Bernard Legras, Cléopâtre l'Egyptienne, Paris, Les Belles Lettres, 300 p., Index des sources (Sources littéraires grecques et latines, bibliques, néo-testamentaires et prophétiques. Sources épigraphiques, inscriptions grecques et latines, inscriptions hiéroglyphiques et démotiques. Sources papyrologiques (grecques et latines, hiéroglyphiques et démotiques. Sources numismatiques, iconographiques), Index des personnes, table des illustrations.
Voici un livre agréable et fort savant. On peut penser à Lucain qui voyait, dans la beauté de Cléopâtre VII, le malheur de Rome, et il la comparait à Hélène de Sparte. L'auteur s'appuie sur des sources, souvent nouvelles, pour raconter la vie et la mort de cette reine exceptionnelle. Polyglotte, lettrée, elle parlait et écrivait le grec, se débrouillait avec l'égyptien, l'éthiopien, l'hébreu qu'elle maîtrisait, l'arabe, selon Plutarque du moins, sans doute, mais pas le latin. Mais à Rome, lorsqu'elle y fut, l'élite intellectuelle parlait grec aussi.
Le livre raconte la vie compliquée de Cléopâtre VII ; son ascension au pouvoir dépend de Rome. Elle restaure ensuite son pouvoir, elle a un fils de César (à moins qu'il ne fût plutôt d'Antoine), Césarion, avec qui elle partage son pouvoir (co-souverain). Réaliste, elle rétablit progressivement le statut économique de l'Egypte. Mais quel était le prix des guerres, comment était-il payé?
Avec Antoine, une proximité (érotique ?) s'établit jusqu'à sa mort qui précède de peu celle de Cléopâtre. Alors l'Egypte passe sous le contrôle de Rome, et fait désormais partie de l'Imperium Romanum.

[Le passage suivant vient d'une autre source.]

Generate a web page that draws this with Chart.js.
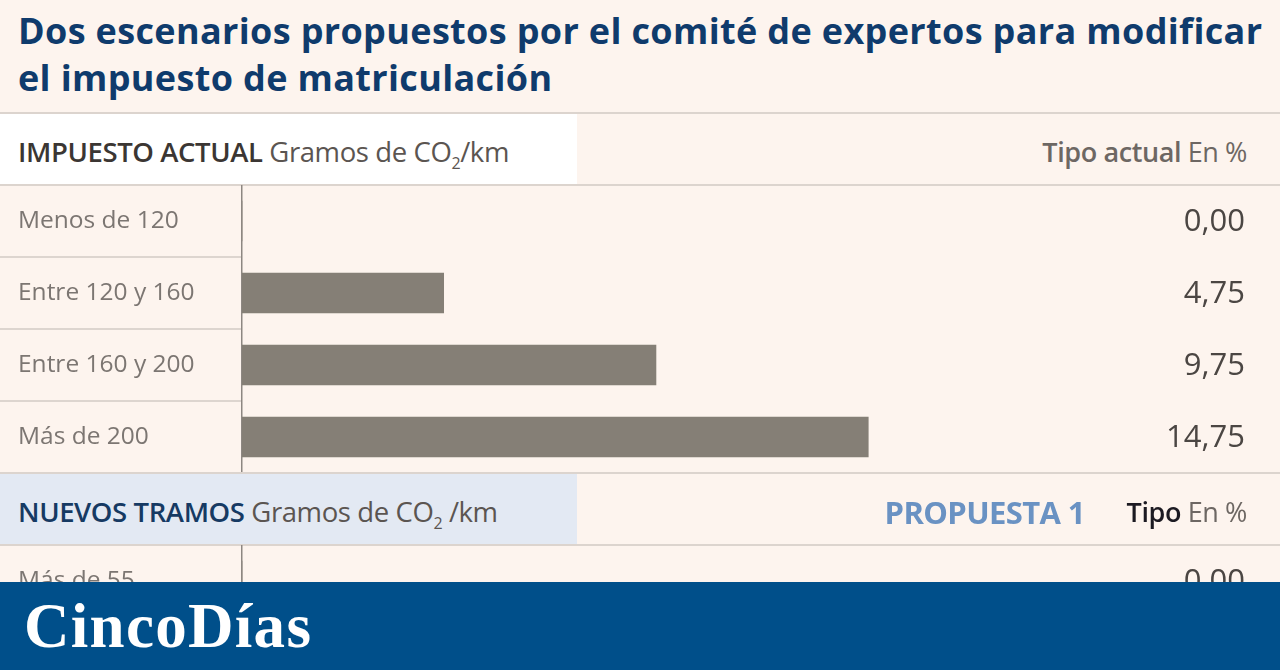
<!DOCTYPE html>
<html lang="es">
<head>
<meta charset="utf-8">
<script src="https://cdn.jsdelivr.net/npm/chart.js@4"></script>
<style>
  html, body { margin: 0; padding: 0; }
  body {
    width: 1280px; height: 670px; overflow: hidden; position: relative;
    background: #fdf4ee; font-family: "Open Sans", sans-serif;
  }
  .abs { position: absolute; }
  #title {
    left: 18px; top: 7px; width: 1262px; white-space: nowrap;
    font-family: "Open Sans", sans-serif; font-weight: 700; font-size: 36px;
    line-height: 47px; color: #0f3b6c; letter-spacing: 0.35px;
  }
  .hline { left: 0; width: 1280px; height: 2px; background: #dcd4ce; }
  .head { left: 0; width: 1280px; height: 70px; }
  .head .box { position: absolute; left: 0; top: 0; width: 577px; height: 70px; }
  .head .lab {
    position: absolute; left: 18px; top: 3px; line-height: 70px;
    font-size: 27.5px; color: #5b5551; letter-spacing: -0.4px; white-space: nowrap;
  }
  .head .lab b { color: #3b3633; font-weight: 600; }
  .head .lab sub { font-size: 16px; vertical-align: -7px; line-height: 0; }
  .head .right {
    position: absolute; right: 33px; top: 3px; line-height: 70px;
    font-size: 27px; color: #6d6763; letter-spacing: -0.4px; white-space: nowrap;
  }
  .head .right b { font-weight: 600; color: #6d6763; }
  #wrap1 { left: 0; top: 185px; width: 1280px; height: 288px; }
  #wrap2 { left: 0; top: 545px; width: 1280px; height: 72px; }
  #band { left: 0; top: 582px; width: 1280px; height: 88px; background: #004f8a; }
  #logo {
    position: absolute; left: 24px; top: 9px; line-height: 70px;
    font-family: "Liberation Serif", serif; font-weight: 700; font-size: 63px;
    color: #ffffff; letter-spacing: 1.3px;
  }
</style>
</head>
<body>
<div id="title" class="abs">Dos escenarios propuestos por el comité de expertos para modificar<br>el impuesto de matriculación</div>

<div class="hline abs" style="top:112px"></div>
<div class="head abs" style="top:114px">
  <div class="box" style="background:#ffffff"></div>
  <div class="lab"><b>IMPUESTO ACTUAL</b> Gramos de CO<sub>2</sub>/km</div>
  <div class="right"><b>Tipo actual</b> En %</div>
</div>
<div class="hline abs" style="top:184px"></div>

<div id="wrap1" class="abs"><canvas id="chartActual"></canvas></div>

<div class="hline abs" style="top:472px"></div>
<div class="head abs" style="top:474px">
  <div class="box" style="background:#e3e9f3"></div>
  <div class="lab"><b style="color:#163a63">NUEVOS TRAMOS</b> Gramos de CO<sub>2</sub> /km</div>
  <div class="right" style="right:195px;color:#6a92c3;font-weight:700;font-size:31px;letter-spacing:-0.6px">PROPUESTA 1</div>
  <div class="right"><b style="color:#1c1a22">Tipo</b> En %</div>
</div>
<div class="hline abs" style="top:544px"></div>

<div id="wrap2" class="abs"><canvas id="chartNuevo"></canvas></div>

<div id="band" class="abs"><div id="logo">CincoDías</div></div>

<script>
// tramos actuales (g CO2/km) y tipo actual (%)
const tramosActual = ['Menos de 120', 'Entre 120 y 160', 'Entre 160 y 200', 'Más de 200'];
const tipoActual = [0, 4.75, 9.75, 14.75];

// primera fila visible de los nuevos tramos (propuesta 1)
const tramosNuevos = ['Más de 55'];
const tipoNuevo = [0];

const xMax = 24;

function fmt(v) {
    return v.toFixed(2).replace('.', ',');
}

// lineas separadoras en la columna de etiquetas + valores a la derecha
const rowPlugin = {
    id: 'rowPlugin',
    afterDatasetsDraw(chart) {
        const ctx = chart.ctx;
        const yScale = chart.scales.y;
        const vals = chart.data.datasets[0].data;
        const left = chart.chartArea.left;

        ctx.save();
        ctx.strokeStyle = '#ddd5cf';
        ctx.lineWidth = 2;
        for (let i = 0; i < vals.length - 1; i++) {
            const yb = (yScale.getPixelForValue(i) + yScale.getPixelForValue(i + 1)) / 2;
            ctx.beginPath();
            ctx.moveTo(0, yb);
            ctx.lineTo(left - 1, yb);
            ctx.stroke();
        }

        ctx.fillStyle = '#4b4643';
        ctx.font = '31px "Open Sans"';
        ctx.textAlign = 'right';
        ctx.textBaseline = 'middle';
        vals.forEach((v, i) => {
            ctx.fillText(fmt(v), 1245, yScale.getPixelForValue(i) + 1);
        });
        ctx.restore();
    }
};

function makeChart(id, labels, values) {
    return new Chart(document.getElementById(id), {
        type: 'bar',
        data: {
            labels: labels,
            datasets: [{
                data: values,
                backgroundColor: '#857f76',
                barThickness: 40
            }]
        },
        options: {
            indexAxis: 'y',
            responsive: true,
            maintainAspectRatio: false,
            animation: false,
            layout: { padding: { left: 18, right: 19, top: 0, bottom: 0 } },
            plugins: { legend: { display: false }, tooltip: { enabled: false } },
            scales: {
                x: { display: false, min: 0, max: xMax },
                y: {
                    grid: { display: false, drawTicks: false },
                    border: { display: true, color: '#8d8782', width: 1.5 },
                    ticks: {
                        crossAlign: 'far',
                        padding: 0,
                        color: '#7c7672',
                        font: { family: 'Open Sans', size: 24.5 }
                    },
                    afterFit(scale) {
                        scale.width = 224;
                        scale.paddingTop = 0;
                        scale.paddingBottom = 0;
                    }
                }
            }
        },
        plugins: [rowPlugin]
    });
}

makeChart('chartActual', tramosActual, tipoActual);
makeChart('chartNuevo', tramosNuevos, tipoNuevo);
</script>
</body>
</html>
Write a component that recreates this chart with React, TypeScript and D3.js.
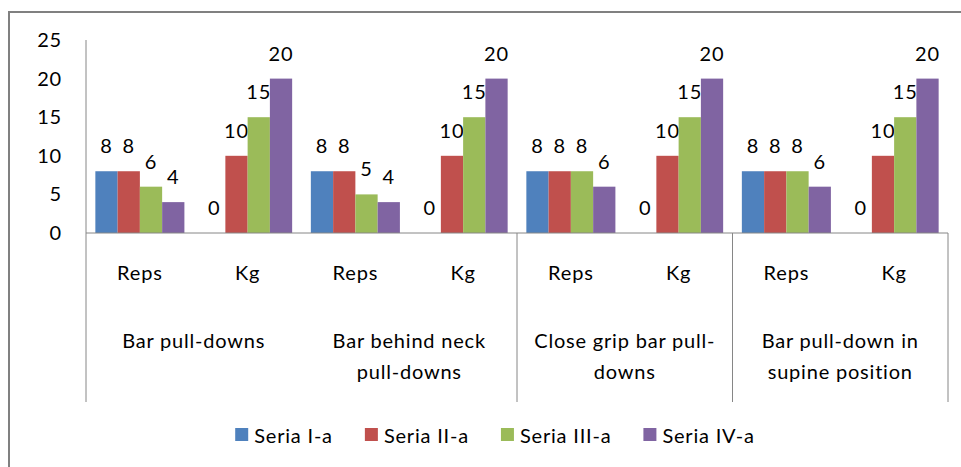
import React, { useEffect, useRef } from 'react';
import * as d3 from 'd3';

const groups = [
  ['Bar pull-downs'],
  ['Bar behind neck', 'pull-downs'],
  ['Close grip bar pull-', 'downs'],
  ['Bar pull-down in', 'supine position'],
];
const subCategories = ['Reps', 'Kg'];
const seriesNames = ['Seria I-a', 'Seria II-a', 'Seria III-a', 'Seria IV-a'];
const seriesColors = ['#4F81BD', '#C0504D', '#9BBB59', '#8064A2'];

// values per series, in order: group1 Reps, group1 Kg, group2 Reps, ...
const seria1 = [8, 0, 8, 0, 8, 0, 8, 0];
const seria2 = [8, 10, 8, 10, 8, 10, 8, 10];
const seria3 = [6, 15, 5, 15, 8, 15, 8, 15];
const seria4 = [4, 20, 4, 20, 6, 20, 6, 20];

const yTicks = [0, 5, 10, 15, 20, 25];
// group boundaries that get a vertical divider line (the one between group 1 and 2 is missing in the original)
const dividerAt = [0, 2, 3, 4];

const W = 961;
const H = 467;
const FONT = 'Lato, "Open Sans", sans-serif';
const FS = '20px';

const App = () => {
  const svgRef = useRef<SVGSVGElement>(null);

  useEffect(() => {
    const svg = d3.select(svgRef.current);
    svg.selectAll('*').remove();

    const values = [seria1, seria2, seria3, seria4];
    const cats = groups.flatMap((g, gi) => subCategories.map((s, si) => `${gi}-${s}`));

    const left = 86, right = 948, top = 40, bottom = 233;

    const x0 = d3.scaleBand().domain(cats).range([left, right]).paddingInner(0).paddingOuter(0);
    const x1 = d3.scaleBand().domain(seriesNames).range([0, x0.bandwidth()]).paddingInner(0).paddingOuter(0.42);
    const y = d3.scaleLinear().domain([0, 25]).range([bottom, top]);
    const groupX = d3.scaleLinear().domain([0, groups.length]).range([left, right]);

    const label = (sel: any) => sel
      .style('font-family', FONT)
      .style('font-size', FS)
      .style('letter-spacing', '0.8px')
      .style('fill', '#000');

    // outer frame
    svg.append('path')
      .attr('d', `M9,${H} L9,12 L${W},12`)
      .attr('fill', 'none')
      .attr('stroke', '#808080')
      .attr('stroke-width', 2);

    // bars
    seriesNames.forEach((name, si) => {
      const g = svg.append('g');
      g.selectAll('rect')
        .data(values[si])
        .join('rect')
        .attr('x', (d, i) => x0(cats[i])! + x1(name)!)
        .attr('y', d => y(d))
        .attr('width', x1.bandwidth())
        .attr('height', d => y(0) - y(d))
        .attr('fill', seriesColors[si]);

      g.selectAll('text')
        .data(values[si])
        .join('text')
        .attr('x', (d, i) => x0(cats[i])! + x1(name)! + x1.bandwidth() / 2)
        .attr('y', d => y(d) - 18)
        .attr('text-anchor', 'middle')
        .call(label)
        .text(d => d);
    });

    // axes
    svg.append('line')
      .attr('x1', left).attr('x2', left)
      .attr('y1', top).attr('y2', bottom)
      .attr('stroke', '#868686');
    svg.append('line')
      .attr('x1', left).attr('x2', right)
      .attr('y1', bottom).attr('y2', bottom)
      .attr('stroke', '#868686');

    svg.append('g').selectAll('line')
      .data(dividerAt)
      .join('line')
      .attr('x1', d => groupX(d)).attr('x2', d => groupX(d))
      .attr('y1', bottom).attr('y2', 402)
      .attr('stroke', '#868686');

    // y tick labels
    svg.append('g').selectAll('text')
      .data(yTicks)
      .join('text')
      .attr('x', 62)
      .attr('y', d => y(d))
      .attr('dy', '0.35em')
      .attr('text-anchor', 'end')
      .call(label)
      .text(d => d);

    // sub-category labels
    svg.append('g').selectAll('text')
      .data(cats)
      .join('text')
      .attr('x', d => x0(d)! + x0.bandwidth() / 2)
      .attr('y', 280)
      .attr('text-anchor', 'middle')
      .call(label)
      .text(d => d.split('-')[1]);

    // group labels
    groups.forEach((lines, gi) => {
      const cx = (groupX(gi) + groupX(gi + 1)) / 2;
      const t = svg.append('text')
        .attr('text-anchor', 'middle')
        .call(label);
      lines.forEach((line, li) => {
        t.append('tspan').attr('x', cx).attr('y', 348 + li * 31).text(line);
      });
    });

    // legend
    const legend = svg.append('g');
    let cursor = 0;
    seriesNames.forEach((name, i) => {
      const item = legend.append('g').attr('transform', `translate(${cursor},0)`);
      item.append('rect')
        .attr('x', 0).attr('y', 428)
        .attr('width', 13).attr('height', 13)
        .attr('fill', seriesColors[i]);
      const txt = item.append('text')
        .attr('x', 19).attr('y', 443)
        .call(label)
        .text(name);
      const w = (txt.node() as SVGTextElement).getComputedTextLength();
      cursor += 19 + w + 32;
    });
    const total = cursor - 32;
    legend.attr('transform', `translate(${495 - total / 2},0)`);
  }, []);

  return (
    <svg
      ref={svgRef}
      width={W}
      height={H}
      style={{ position: 'absolute', left: 0, top: 0, background: '#fff' }}
    />
  );
};

export default App;
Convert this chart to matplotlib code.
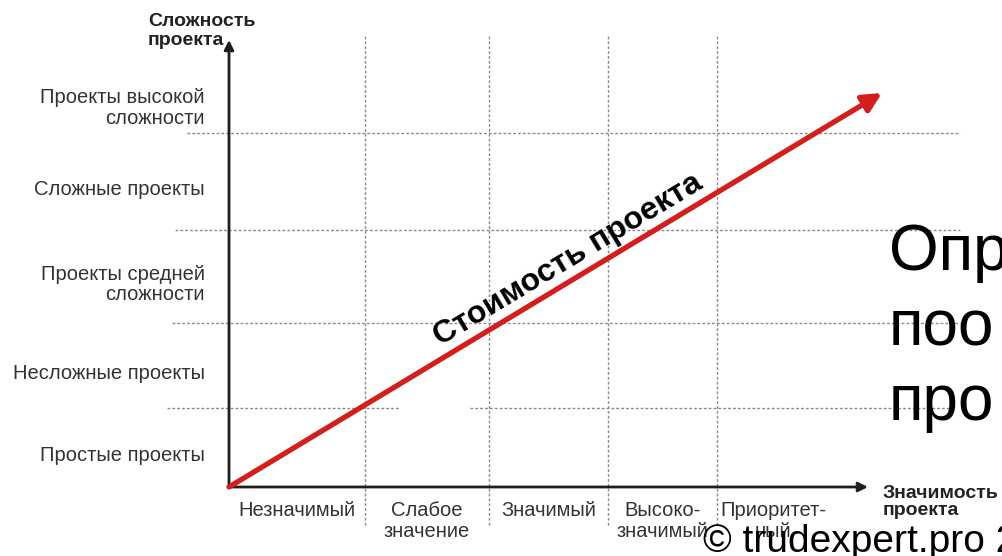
import matplotlib
matplotlib.use('Agg')
import matplotlib.pyplot as plt
from matplotlib.patches import FancyArrowPatch

plt.rcParams['font.family'] = ['Liberation Sans', 'DejaVu Sans']

# --- данные диаграммы (единицы: пиксели от начала координат) ---
complexity_levels = ['Простые проекты', 'Несложные проекты', 'Проекты средней\nсложности',
                     'Сложные проекты', 'Проекты высокой\nсложности']
complexity_edges = [0, 79, 164, 257, 354, 420]
significance_levels = ['Незначимый', 'Слабое\nзначение', 'Значимый', 'Высоко-\nзначимый', 'Приоритет-\nный']
significance_edges = [0, 136, 260, 379, 488, 600]
cost_x = [0, 653]
cost_y = [0, 394]
axis_end_x = 639
axis_end_y = 447
slide_lines = ['Опр', 'поо', 'про']
copyright_text = '© trudexpert.pro 2'

fig = plt.figure(figsize=(10.03, 5.56), dpi=100)
ax = fig.add_axes([0, 0, 1, 1])
ax.set_xlim(-229, 774)
ax.set_ylim(-69, 487)
ax.axis('off')

grid_kw = dict(color='#8a8a8a', linewidth=1.0, linestyle=(0, (2, 1.5)), zorder=1)

# вертикальные пунктиры
for e in significance_edges[1:-1]:
    ax.plot([e, e], [-38, 452], **grid_kw)

# горизонтальные пунктиры
h_start = [-62, -57, -54, -42]
for i, e in enumerate(complexity_edges[1:-1]):
    if i == 0:
        ax.plot([h_start[i], 171], [e, e], **grid_kw)
        ax.plot([241, 721], [e, e], **grid_kw)
    else:
        ax.plot([h_start[i], 731], [e, e], **grid_kw)

# оси со стрелками
for xy in [(axis_end_x, 0), (0, axis_end_y)]:
    ax.add_patch(FancyArrowPatch((0, 0), xy, arrowstyle='-|>', mutation_scale=14,
                                 color='#1e1e1e', linewidth=2.0, shrinkA=0, shrinkB=0, zorder=3))

# красная стрелка стоимости
ax.add_patch(FancyArrowPatch((cost_x[0], cost_y[0]), (cost_x[1], cost_y[1]), arrowstyle='-|>',
                             mutation_scale=28, color='#d41e1e', linewidth=3.8,
                             shrinkA=0, shrinkB=0, zorder=4))
ax.text(339, 227, 'Стоимость проекта', rotation=31, rotation_mode='anchor',
        ha='center', va='center', fontsize=23, fontweight='bold', color='black', zorder=5)

# подписи уровней сложности
for i, lbl in enumerate(complexity_levels):
    mid = (complexity_edges[i] + complexity_edges[i + 1]) / 2 - 8
    ax.text(-24, mid, lbl, ha='right', va='center', fontsize=14.5, color='#333333',
            linespacing=1.1)

# подписи значимости
for i, lbl in enumerate(significance_levels):
    mid = (significance_edges[i] + significance_edges[i + 1]) / 2
    ax.text(mid, -14, lbl, ha='center', va='top', fontsize=14.5, color='#333333',
            linespacing=1.15)

# названия осей
ax.text(-81, 474, 'Сложность\nпроекта', ha='left', va='top', fontsize=14,
        fontweight='bold', color='#222222', linespacing=1.15)
ax.text(654, -15, 'Значимость\nпроекта', ha='left', va='center', fontsize=14,
        fontweight='bold', color='#222222', linespacing=1.05)

# текст слайда поверх
for i, line in enumerate(slide_lines):
    ax.text(660, 217 - 75 * i, line, ha='left', va='baseline', fontsize=46, color='black', zorder=6)
ax.text(474, -65, copyright_text, ha='left', va='baseline', fontsize=28, color='black', zorder=6)

fig.savefig('out.png', dpi=100, facecolor='white')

L'intérêt du livre, que je ne sais pas très bien rendre ici, ne tient pas aux événements qu'il raconte, dont il fait les hypothèses. Car le livre multiplie, prudemment, les hypothèses. L'intérêt majeur de l'ouvrage tient plutôt à sa méthode. Il y a du bricolage (et le bricolage, c'est positif, comme le disait Claude Lévy-Strauss !), des paris, des discussions, des hésitations, des doutes et des affirmations tentées. Des interrogations s'ajoutent aux premières hypothèses, car en fait on ne sait pas grand chose ou du moins, on en ignore tellement. Mais le personnage de Cléopâtre VII n'en est encore que plus mystérieux et plus banal après avoir refermé le livre.
A lire, pour connaître l'histoire de Cléopâtre, mais aussi pour mieux savoir que l'on ne la connaît guère. Car l'auteur sait à merveille mélanger les sources et les difficultés. L'épistémologie est constante dans le livre, sans le dire, prudente. Très beau travail d'historien.